1/2 vanilla bean, split lengthwise
1 1/4 cups whole milk
1/3 cup sugar, divided
1 1/2 tablespoons all-purpose flour
1 tablespoon cornstarch
1 whole large egg
1 large egg yolk
1 1/2 tablespoon unsalted butter, cut into bits

For pastry and topping:

2 pounds Golden Delicious apples (about 4)
1 pound frozen all-butter puff pastry, thawed
3 tablespoons unsalted butter, melted
3 tablespoons light corn syrup
2 teaspoons water
Equipment: a 6-inch-diameter bowl or plate; a 1 1/2-inch round cookie cutter; a 10-inch disposable pastry bag or sealable plastic bag
Accompaniment: vanilla ice cream
  1. Make pastry cream:

    Step 1

    Scrape seeds from vanilla bean with tip of a paring knife into a small heavy saucepan. Add pod, milk, and 3 Tbsp sugar and bring just to a boil, whisking to dissolve sugar.

    Step 2

    Meanwhile, whisk together flour, cornstarch, remaining sugar, and a pinch of salt in a bowl. Whisk together whole egg and yolk in another bowl, then whisk in flour mixture until smooth.

    Step 3

    Add one third of hot milk mixture to yolk mixture (to temper) in a slow stream, whisking, then add to milk mixture remaining in saucepan, whisking. Bring custard to a boil over medium heat, whisking, then boil, whisking, 2 minutes.

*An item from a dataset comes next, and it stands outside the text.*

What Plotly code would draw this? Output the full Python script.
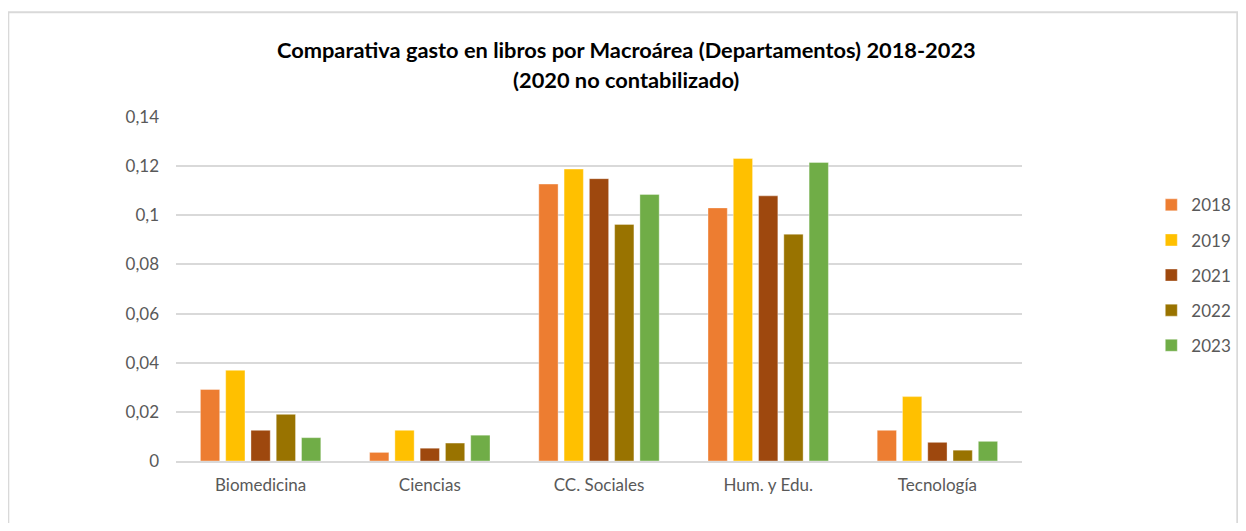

Remove from heat and stir in butter until melted.

    Step 4

    Transfer pastry cream to a bowl and chill, its surface covered with wax paper, until no longer hot, at least 30 minutes.

  2. Make tarts:

    Step 5

    Preheat oven to 400°F with racks in upper and lower thirds. Line 2 large baking sheets with parchment paper.

    Step 6

    Peel and core apples, then cut into 1/8-inch-thick wedges.

    Step 7

    Roll out pastry on a lightly floured surface with a lightly floured rolling pin 1/8 inch thick and cut out 8 (6-inch) rounds using inverted bowl or plate as a guide. Punch out center of each round with cookie cutter and transfer to baking sheets.

    Step 8

    Discard vanilla pod and transfer pastry cream to pastry bag. Snip a 1/3-inch opening and pipe pastry cream onto pastry in a ring around center (there will be some cream left over). Arrange overlapping apple slices on pastry, covering the cream, then brush with melted butter.

    Step 9

    Bake tarts, switching position of sheets halfway through, until edges of apples are pale golden, about 15 minutes.

    Step 10

    Meanwhile, stir together corn syrup and water until smooth.

    Step 11

    Remove baking sheets from oven and flip each tart over with a large spatula. Generously brush pastry with some of corn syrup mixture.

    Step 12

    Continue to bake, switching position of sheets halfway through, until pastry is shiny and golden, about 15 minutes more. Cool 10 minutes.

    Step 13

    Serve tarts, pastry side up, warm or at room temperature.

Cooks' notes:

•Pastry cream can be chilled up to 3 days. Stir before using.
•Pastry can be rolled out and cut 1 week ahead and frozen, tightly wrapped in plastic wrap. Do not thaw.
•Tarts can be baked 4 hours ahead. Reheat in a 350°F oven 5 to 10 minutes.